Page:Lucrèce - De la nature des choses (trad. Lefèvre).djvu/278

Le texte de cette page a été corrigé et est conforme au fac-similé.
210
DE LA NATURE DES CHOSES

Ne vois-tu pas soudain, couvée au sein des herbes,
Une seule étincelle incendier les gerbes ?
Peut être aussi qu’autour du sublime soleil,
640Invisible cortège au grand flambeau vermeil,
Se pressent mille feux incolores, matière
Où s’avivent les traits de l’ardente lumière.

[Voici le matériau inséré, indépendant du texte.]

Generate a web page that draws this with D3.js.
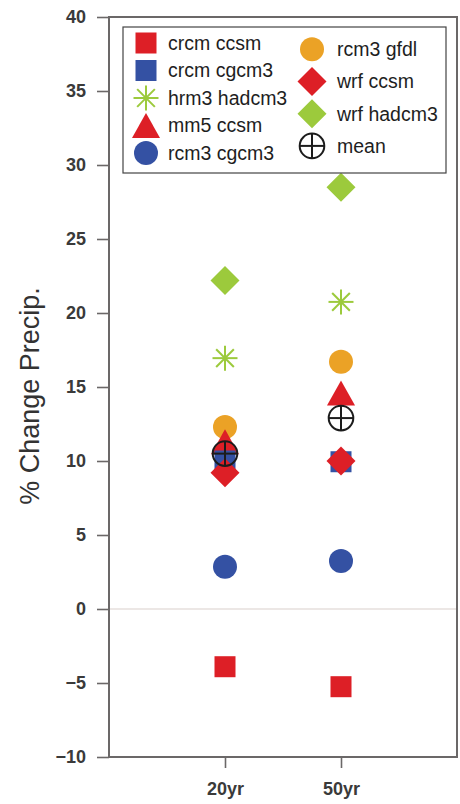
<!DOCTYPE html>
<html><head><meta charset="utf-8">
<script src="https://cdn.jsdelivr.net/npm/d3@7"></script>
<style>body{margin:0;background:#fff}</style>
</head><body>
<svg id="c" width="460" height="804"></svg>
<script>
// ---- data ----
const periods = ["20yr", "50yr"];
const seriesNames = ["crcm ccsm", "crcm cgcm3", "hrm3 hadcm3", "mm5 ccsm", "rcm3 cgcm3", "rcm3 gfdl", "wrf ccsm", "wrf hadcm3", "mean"];
const crcmCcsm   = [-3.9, -5.25];
const crcmCgcm3  = [10.0, 9.95];
const hrm3Hadcm3 = [16.95, 20.75];
const mm5Ccsm    = [11.3, 14.6];
const rcm3Cgcm3  = [2.85, 3.25];
const rcm3Gfdl   = [12.3, 16.7];
const wrfCcsm    = [9.2, 10.0];
const wrfHadcm3  = [22.2, 28.5];
const meanVals   = [10.5, 12.9];
const yTicks = [-10, -5, 0, 5, 10, 15, 20, 25, 30, 35, 40];
const yLabel = "% Change Precip.";

const seriesValues = [crcmCcsm, crcmCgcm3, hrm3Hadcm3, mm5Ccsm, rcm3Cgcm3, rcm3Gfdl, wrfCcsm, wrfHadcm3, meanVals];

// ---- styles ----
const RED = "#dd1f26", BLUE = "#3451a3", GREEN = "#9cca3c", ORANGE = "#eba226";
const styles = [
  {kind: "square", color: RED},
  {kind: "square", color: BLUE},
  {kind: "star", color: GREEN},
  {kind: "triangle", color: RED},
  {kind: "circle", color: BLUE},
  {kind: "circle", color: ORANGE},
  {kind: "diamond", color: RED},
  {kind: "diamond", color: GREEN},
  {kind: "mean", color: "#1c1c1c"}
];
const drawOrder = [0, 4, 5, 2, 3, 1, 6, 7, 8];

const FONT = "'Liberation Sans', Arial, Helvetica, sans-serif";
const svg = d3.select("#c");

const L = 109, R = 457, T = 17, B = 757;
const x = d3.scalePoint().domain(periods).range([L, R]).padding(1);
const y = d3.scaleLinear().domain([-10, 40]).range([B, T]);

function symbol(g, kind, color) {
  if (kind === "square") {
    g.append("rect").attr("x", -10.5).attr("y", -10.5).attr("width", 21).attr("height", 21).attr("fill", color);
  } else if (kind === "circle") {
    g.append("circle").attr("r", 12).attr("fill", color);
  } else if (kind === "triangle") {
    g.append("path").attr("d", "M0,-12.5L14,12.5L-14,12.5Z").attr("fill", color);
  } else if (kind === "diamond") {
    g.append("path").attr("d", "M0,-14.5L14.5,0L0,14.5L-14.5,0Z").attr("fill", color);
  } else if (kind === "star") {
    [0, 45, 90, 135].forEach(a => {
      g.append("line").attr("x1", -12.5).attr("x2", 12.5).attr("y1", 0).attr("y2", 0)
        .attr("transform", `rotate(${a})`).attr("stroke", color).attr("stroke-width", 2);
    });
  } else if (kind === "mean") {
    g.append("circle").attr("r", 12.3).attr("fill", "none").attr("stroke", color).attr("stroke-width", 2);
    g.append("line").attr("x1", -12.3).attr("x2", 12.3).attr("stroke", color).attr("stroke-width", 2);
    g.append("line").attr("y1", -12.3).attr("y2", 12.3).attr("stroke", color).attr("stroke-width", 2);
  }
}

// zero line
svg.append("line").attr("x1", L).attr("x2", R).attr("y1", y(0)).attr("y2", y(0))
  .attr("stroke", "#d9cfcc").attr("stroke-width", 1.2);

// axes
const yAxis = svg.append("g").attr("transform", `translate(${L},0)`)
  .call(d3.axisLeft(y).tickValues(yTicks).tickSize(12).tickPadding(11));
const xAxis = svg.append("g").attr("transform", `translate(0,${B})`)
  .call(d3.axisBottom(x).tickSize(11).tickPadding(14));
[yAxis, xAxis].forEach(a => {
  a.select(".domain").remove();
  a.selectAll(".tick line").attr("stroke", "#6b6868").attr("stroke-width", 1.6);
  a.selectAll(".tick text").attr("font-family", FONT).attr("font-size", 18)
    .attr("font-weight", "bold").attr("fill", "#3a3a3a");
});

// frame
svg.append("rect").attr("x", L).attr("y", T).attr("width", R - L).attr("height", B - T)
  .attr("fill", "none").attr("stroke", "#6b6868").attr("stroke-width", 2);

// y label
svg.append("text").attr("transform", `translate(39,396) rotate(-90)`)
  .attr("text-anchor", "middle").attr("font-family", FONT).attr("font-size", 27)
  .attr("fill", "#333").text(yLabel);

// marks
drawOrder.forEach(si => {
  const st = styles[si];
  periods.forEach((p, i) => {
    const g = svg.append("g").attr("transform", `translate(${x(p)},${y(seriesValues[si][i])})`);
    symbol(g, st.kind, st.color);
  });
});

// legend
const lg = svg.append("g");
lg.append("rect").attr("x", 123).attr("y", 27).attr("width", 323).attr("height", 146)
  .attr("fill", "#fff").attr("stroke", "#444").attr("stroke-width", 1.2);
seriesNames.forEach((name, i) => {
  let mx, my, tx;
  if (i < 5) { mx = 146; my = 43 + i * 27.5; tx = 168; }
  else { mx = 312; my = 49.3 + (i - 5) * 32.2; tx = 337; }
  const g = lg.append("g").attr("transform", `translate(${mx},${my})`);
  symbol(g, styles[i].kind, styles[i].color);
  lg.append("text").attr("x", tx).attr("y", my + 6.8).attr("font-family", FONT)
    .attr("font-size", 19.5).attr("fill", "#1e1e1e").text(name);
});
</script>
</body></html>
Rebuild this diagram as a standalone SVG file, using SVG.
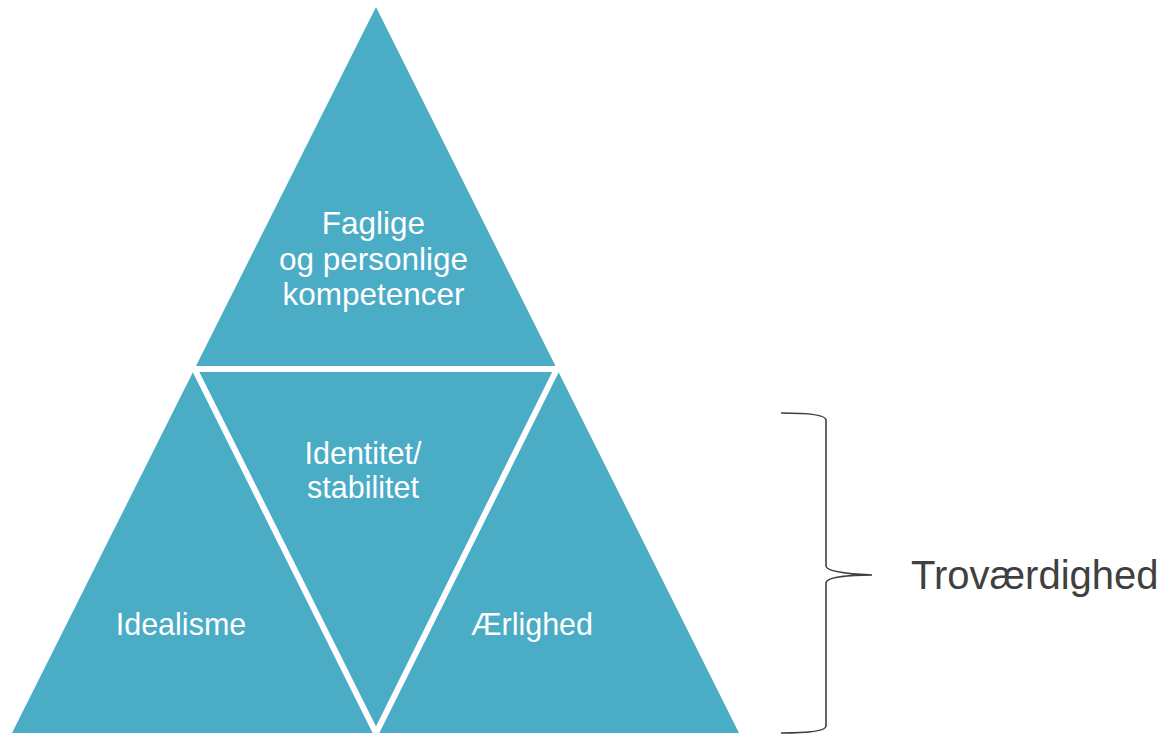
<svg xmlns="http://www.w3.org/2000/svg" width="1162" height="735" viewBox="0 0 1162 735">
  <style>
    .tri { fill: #4BACC6; }
    .sep { stroke: #FFFFFF; stroke-width: 6; fill: none; }
    .lbl { font-family: "Liberation Sans", Arial, sans-serif; fill: #FFFFFF; text-anchor: middle; }
    .side { font-family: "Liberation Sans", Arial, sans-serif; fill: #404040; font-size: 40px; }
    .brace { stroke: #404040; stroke-width: 1.6; fill: none; }
  </style>
  <rect width="1162" height="735" fill="#FFFFFF"/>
  <g id="pyramid">
    <polygon class="tri" points="376,7 12,733 739,733"/>
  </g>
  <g id="connectors">
    <line class="sep" x1="150" y1="369" x2="600" y2="369"/>
    <polyline class="sep" points="194.5,369 376,733 557,369"/>
  </g>
  <g id="node-top">
    <text class="lbl" font-size="31.5" x="373.5" y="234">Faglige</text>
    <text class="lbl" font-size="31.5" x="373.5" y="269.5">og personlige</text>
    <text class="lbl" font-size="31.5" x="373.5" y="304.5">kompetencer</text>
  </g>
  <g id="node-middle">
    <text class="lbl" font-size="30.5" x="363" y="464">Identitet/</text>
    <text class="lbl" font-size="30.5" x="363" y="498">stabilitet</text>
  </g>
  <g id="node-left">
    <text class="lbl" font-size="30.5" x="181" y="635">Idealisme</text>
  </g>
  <g id="node-right">
    <text class="lbl" font-size="30.5" x="532" y="635">Ærlighed</text>
  </g>
  <g id="brace">
    <path class="brace" d="M781,413 C800,413 826,414 826,420 L826,566 C826,572 850,574 872,575 C850,575 826,577 826,583 L826,726 C826,732 800,733 781,733"/>
    <text class="side" x="911" y="589">Troværdighed</text>
  </g>
</svg>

Mais comment du soleil expliquer les retours,
Et que, d’un signe à l’autre oscillant dans son cours,
Sitôt que du solstice il a touché la borne,
Du torride Cancer il passe au Capricorne ?
Pourquoi faut-il enfin, quand le champ est pareil,
À la lune un seul mois, une année au soleil ?

La cause en est complexe et la raison hésite.
Posons d’abord la loi du sage Démocrite :
Plus les astres, dit-il, sont rapprochés du sol,
Moins le rapide éther en peut hâter le vol ;
Les flots inférieurs du tourbillon céleste
Amortissent leur vol ; et notre soleil reste
En route avec les feux des basses régions ;
Car il nage bien loin des constellations.
Moins élevée encore et du sol plus voisine,
La lune lentement sous le soleil chemine,
Loin de pouvoir lutter avec les astres d’or.
660Un flot plus alangui retardant son essor,
Les signes des saisons doivent d’autant plus vite
Poursuivre, contourner et franchir son orbite ;
Et ceux qu’elle paraît visiter chaque mois,
Ce sont eux qui par an l’atteignent douze fois.